So I've been trying this for a whole day now and I feel like there's a super simple solution and i'm just missing it. Attempting to use this query:
INSERT INTO codes (`user_id`, `type`, `code`, `expires`) VALUES ($id, $type, $code, $expires);
You have an error in your SQL syntax; check the manual that corresponds to your MariaDB server version for the right syntax to use near ':14:43.000Z)' at line 1
CREATE TABLE IF NOT EXISTS codes (
`id` INT NOT NULL AUTO_INCREMENT PRIMARY KEY,
`user_id` varchar(255) NOT NULL,
`type` varchar(255) NOT NULL,
`code` varchar(255) NOT NULL,
Your datetime values like
2016-11-13T00:14:43.000Z are text strings. You need to enclose them in single quotes in the VALUES clauses of your insert statements.
In fact, you need single quotes around all your values, because they are all text strings.
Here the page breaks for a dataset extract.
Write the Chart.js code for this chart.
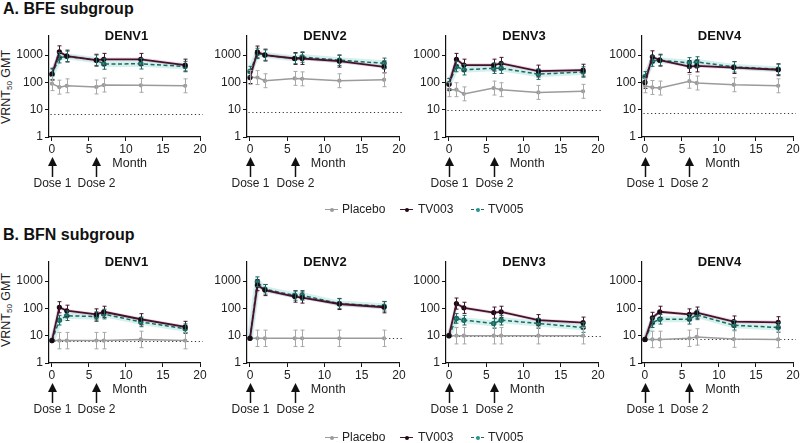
<!DOCTYPE html>
<html>
<head>
<meta charset="utf-8">
<script src="https://cdn.jsdelivr.net/npm/chart.js@4.4.0/dist/chart.umd.min.js"></script>
<style>
	body { margin: 0; width: 800px; height: 443px; overflow: hidden; background: #fff; position: relative;
		font-family: Arial, "Liberation Sans", sans-serif; color: #222; }
	canvas.panel { position: absolute; }
	.heading { position: absolute; left: 3px; font-weight: bold; font-size: 16px; line-height: 18px; color: #111; }
	.ylab { position: absolute; width: 80px; text-align: center; font-size: 12.5px; line-height: 14px;
		transform: translate(-50%, -50%) rotate(-90deg); white-space: nowrap; }
	.ylab sub { font-size: 8px; vertical-align: -2px; }
	.leg { position: absolute; font-size: 12px; line-height: 14px; white-space: nowrap; }
	.sym { position: absolute; height: 0; }
	.sym i { position: absolute; top: -2.5px; width: 4px; height: 4px; border-radius: 50%; }
</style>
</head>
<body>
<div class="heading" style="top:0px">A. BFE subgroup</div>
<div class="heading" style="top:226px">B. BFN subgroup</div>
<div class="ylab" style="left:8px;top:87px">VRNT<sub>50</sub> GMT</div>
<div class="ylab" style="left:8px;top:310px">VRNT<sub>50</sub> GMT</div>

<script>
	'use strict';

	var months = [0, 1, 2, 6, 7, 12, 18];
	var serotypes = ['DENV1', 'DENV2', 'DENV3', 'DENV4'];
	var yTicks = [1, 10, 100, 1000];
	var xTicks = [0, 5, 10, 15, 20];
	var seriesNames = ['Placebo', 'TV003', 'TV005'];

	// A. BFE subgroup, one row per serotype
	var bfePlacebo = [
		[90, 67, 75, 68, 80, 78, 75],
		[150, 150, 115, 140, 135, 115, 125],
		[54, 54, 38, 62, 54, 43, 47],
		[75, 65, 62, 110, 95, 82, 75]
	];
	var bfeTV003 = [
		[200, 1320, 920, 650, 700, 700, 430],
		[150, 1300, 1000, 750, 750, 600, 370],
		[85, 700, 430, 430, 500, 260, 280],
		[100, 870, 650, 380, 400, 350, 290]
	];
	var bfeTV005 = [
		[200, 800, 900, 650, 470, 480, 380],
		[250, 1150, 1000, 750, 850, 650, 500],
		[90, 380, 290, 330, 330, 200, 240],
		[160, 600, 650, 520, 560, 370, 300]
	];
	var bfeLod = [7, 8, 10, 7.5];
	var bfeErr = [1.8, 1.65, 1.55]; // placebo, TV003, TV005 (fold)

	// B. BFN subgroup
	var bfnPlacebo = [
		[6.6, 6.6, 6.6, 6.6, 6.6, 7.3, 6.6],
		[8, 8, 8, 8, 8, 8, 8],
		[10, 10, 10, 10, 10, 10, 10],
		[7.3, 7.3, 7.3, 8, 9, 7.5, 7.3]
	];
	var bfnTV003 = [
		[6.6, 110, 82, 60, 75, 40, 21],
		[8, 710, 470, 270, 250, 145, 110],
		[10, 150, 105, 70, 75, 37, 30],
		[7.3, 45, 75, 60, 70, 33, 31]
	];
	var bfnTV005 = [
		[6.6, 37, 54, 50, 62, 32, 18],
		[8, 950, 500, 300, 300, 150, 120],
		[10, 43, 37, 28, 37, 28, 20],
		[7.3, 30, 40, 40, 58, 24, 20]
	];
	var bfnLod = [6.6, 8, 10, 7.3];
	var bfnErr = [2.0, 1.6, 1.5];

	// layout (px)
	var axisLeft = [49, 247, 446, 642];
	var axisRight = [200, 399, 598, 793];
	var plotTop = [36, 262];
	var plotBottom = [137, 363];
	var legendTop = [202, 430];

	var colors = {
		placebo: '#9b9b9b',
		tv003: '#43122b',
		tv003Pt: '#1e0812',
		tv005: '#1d6961',
		tv005Pt: '#23988a'
	};

	function pts(values) {
		return values.map(function(v, i) { return { x: months[i], y: v }; });
	}

	// Error bars, LOD line, titles, month label and dose arrows
	var decorPlugin = {
		id: 'decor',
		beforeDatasetsDraw: function(chart) {
			var c = chart.ctx, xs = chart.scales.x, ys = chart.scales.y;
			var y = Math.round(ys.getPixelForValue(chart.options.lod)) + 0.5;
			c.save();
			c.strokeStyle = '#333';
			c.lineWidth = 1;
			c.setLineDash([1.2, 2.6]);
			c.beginPath();
			c.moveTo(xs.getPixelForValue(-0.2), y);
			c.lineTo(xs.getPixelForValue(20.4), y);
			c.stroke();
			c.restore();
		},
		afterDatasetsDraw: function(chart) {
			var c = chart.ctx, xs = chart.scales.x, ys = chart.scales.y;
			var lod = chart.options.lod;
			c.save();
			chart.data.datasets.forEach(function(ds) {
				if (!ds.errFactor) return;
				c.strokeStyle = ds.errColor;
				c.lineWidth = 1;
				ds.data.forEach(function(p) {
					// baseline samples sitting at the detection limit carry no bar
					if (p.x === 0 && p.y <= lod * 1.01) return;
					var x = Math.round(xs.getPixelForValue(p.x)) + 0.5;
					var y1 = ys.getPixelForValue(p.y * ds.errFactor);
					var y2 = ys.getPixelForValue(p.y / ds.errFactor);
					c.beginPath();
					c.moveTo(x, y1); c.lineTo(x, y2);
					c.moveTo(x - 2, y1); c.lineTo(x + 2, y1);
					c.moveTo(x - 2, y2); c.lineTo(x + 2, y2);
					c.stroke();
				});
			});
			c.restore();
		},
		afterDraw: function(chart) {
			var c = chart.ctx, xs = chart.scales.x, area = chart.chartArea;
			c.save();
			c.fillStyle = '#111';
			c.textAlign = 'center';
			c.textBaseline = 'middle';
			c.font = 'bold 13px Arial, "Liberation Sans", sans-serif';
			c.fillText(chart.options.panelTitle, (area.left + area.right) / 2 + 2, area.top);

			c.fillStyle = '#222';
			c.font = '12.5px Arial, "Liberation Sans", sans-serif';
			c.fillText('Month', xs.getPixelForValue(10.5), area.bottom + 27);

			c.font = '12px Arial, "Liberation Sans", sans-serif';
			[[0, 'Dose 1'], [6, 'Dose 2']].forEach(function(d) {
				var x = Math.round(xs.getPixelForValue(d[0])) + 0.5;
				var tip = area.bottom + 20;
				c.strokeStyle = '#111';
				c.lineWidth = 1.5;
				c.beginPath();
				c.moveTo(x, tip + 6); c.lineTo(x, area.bottom + 40);
				c.stroke();
				c.fillStyle = '#111';
				c.beginPath();
				c.moveTo(x, tip); c.lineTo(x - 4.5, tip + 9); c.lineTo(x + 4.5, tip + 9);
				c.closePath();
				c.fill();
				c.fillStyle = '#222';
				c.fillText(d[1], x, area.bottom + 47);
			});
			c.restore();
		}
	};

	function makePanel(row, col) {
		var placebo = row === 0 ? bfePlacebo : bfnPlacebo;
		var tv003 = row === 0 ? bfeTV003 : bfnTV003;
		var tv005 = row === 0 ? bfeTV005 : bfnTV005;
		var lod = row === 0 ? bfeLod : bfnLod;
		var err = row === 0 ? bfeErr : bfnErr;

		var padTop = 12, padRight = 10, padBottom = 42, yW = 40, xH = 18;
		var left = axisLeft[col] - yW;
		var top = plotTop[row] - padTop;
		var width = axisRight[col] - left + padRight;
		var height = plotBottom[row] - top + xH + padBottom;

		var canvas = document.createElement('canvas');
		canvas.className = 'panel';
		canvas.style.left = left + 'px';
		canvas.style.top = top + 'px';
		canvas.style.width = width + 'px';
		canvas.style.height = height + 'px';
		canvas.width = width;
		canvas.height = height;
		document.body.appendChild(canvas);

		var tickFont = { family: 'Arial, "Liberation Sans", sans-serif', size: 12 };

		new Chart(canvas, {
			type: 'line',
			data: {
				datasets: [
					{
						label: 'TV003',
						data: pts(tv003[col]),
						borderColor: colors.tv003,
						borderWidth: 1.8,
						pointRadius: 1.7,
						pointBackgroundColor: colors.tv003Pt,
						pointBorderColor: colors.tv003Pt,
						tension: 0,
						errFactor: err[1],
						errColor: colors.tv003
					},
					{
						label: 'TV005',
						data: pts(tv005[col]),
						borderColor: colors.tv005,
						borderWidth: 1.5,
						borderDash: [4, 2.5],
						pointRadius: 2,
						pointBackgroundColor: colors.tv005Pt,
						pointBorderColor: colors.tv005,
						tension: 0,
						errFactor: err[2],
						errColor: colors.tv005
					},
					{
						label: 'Placebo',
						data: pts(placebo[col]),
						borderColor: colors.placebo,
						borderWidth: 1.5,
						pointRadius: 1.4,
						pointBackgroundColor: colors.placebo,
						pointBorderColor: colors.placebo,
						tension: 0,
						errFactor: err[0],
						errColor: '#a8a8a8'
					},
					{
						label: 'TV003 band',
						data: pts(tv003[col]),
						borderColor: 'rgba(200, 130, 165, 0.3)',
						borderWidth: 3.5,
						pointRadius: 0,
						tension: 0
					},
					{
						label: 'TV005 band',
						data: pts(tv005[col]),
						borderColor: 'rgba(160, 225, 218, 0.45)',
						borderWidth: 6,
						pointRadius: 0,
						tension: 0
					}
				]
			},
			options: {
				responsive: false,
				animation: false,
				devicePixelRatio: 1,
				lod: lod[col],
				panelTitle: serotypes[col],
				layout: { padding: { top: padTop, right: padRight, bottom: padBottom, left: 0 } },
				plugins: {
					legend: { display: false },
					tooltip: { enabled: false }
				},
				scales: {
					x: {
						type: 'linear',
						min: -0.4,
						max: 20,
						afterBuildTicks: function(scale) {
							scale.ticks = xTicks.map(function(v) { return { value: v }; });
						},
						afterFit: function(scale) { scale.height = xH; },
						grid: { display: true, drawOnChartArea: false, tickLength: 4, tickColor: '#111', tickWidth: 1 },
						border: { display: true, color: '#111', width: 1.2 },
						ticks: { color: '#222', font: tickFont, padding: 1, maxRotation: 0 }
					},
					y: {
						type: 'logarithmic',
						min: 1,
						max: 5000,
						afterBuildTicks: function(scale) {
							scale.ticks = yTicks.map(function(v) { return { value: v }; });
						},
						afterFit: function(scale) { scale.width = yW; },
						grid: { display: true, drawOnChartArea: false, tickLength: 4, tickColor: '#111', tickWidth: 1 },
						border: { display: true, color: '#111', width: 1.2 },
						ticks: {
							color: '#222', font: tickFont, padding: 2,
							callback: function(v) { return String(v); }
						}
					}
				}
			},
			plugins: [decorPlugin]
		});
	}

	for (var r = 0; r < 2; r++) {
		for (var k = 0; k < 4; k++) {
			makePanel(r, k);
		}
	}

	// legends under each row
	var legendSym = [[325, 342], [400, 418], [471, 488]];
	var legendStyle = [
		{ line: colors.placebo, dash: 'solid', dot: colors.placebo },
		{ line: colors.tv003, dash: 'solid', dot: colors.tv003Pt },
		{ line: colors.tv005, dash: 'dashed', dot: colors.tv005Pt }
	];
	legendTop.forEach(function(t) {
		seriesNames.forEach(function(name, i) {
			var sym = document.createElement('div');
			sym.className = 'sym';
			sym.style.left = legendSym[i][0] + 'px';
			sym.style.top = (t + 7) + 'px';
			sym.style.width = '13px';
			sym.style.borderTop = '1.5px ' + legendStyle[i].dash + ' ' + legendStyle[i].line;
			var dot = document.createElement('i');
			dot.style.left = '4.5px';
			dot.style.background = legendStyle[i].dot;
			sym.appendChild(dot);
			document.body.appendChild(sym);

			var lab = document.createElement('div');
			lab.className = 'leg';
			lab.style.left = legendSym[i][1] + 'px';
			lab.style.top = t + 'px';
			lab.textContent = name;
			document.body.appendChild(lab);
		});
	});
</script>
</body>
</html>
INSERT INTO codes (user_id, type, code, expires) VALUES ('$id', '$type', '$code', '$expires');
To understand this, let's say you have a
$code value of
143-101. If you do
INSERT INTO junk (code) VALUES ($code)
from your php program, the MySQL server will see
INSERT INTO junk (code) VALUES (143-101)
which will yield the column value
42. That will make Douglas Adams happy, but nobody else.
You want your MySQL server to see
INSERT INTO junk (code) VALUES ('143-101')
which you can do with
INSERT INTO junk (code) VALUES ('$code')
And, if this application is accessible to the global internet, you must study up on SQL injection and make your SQL injection-proof, or some cybercriminal will pwn you and steal your assets.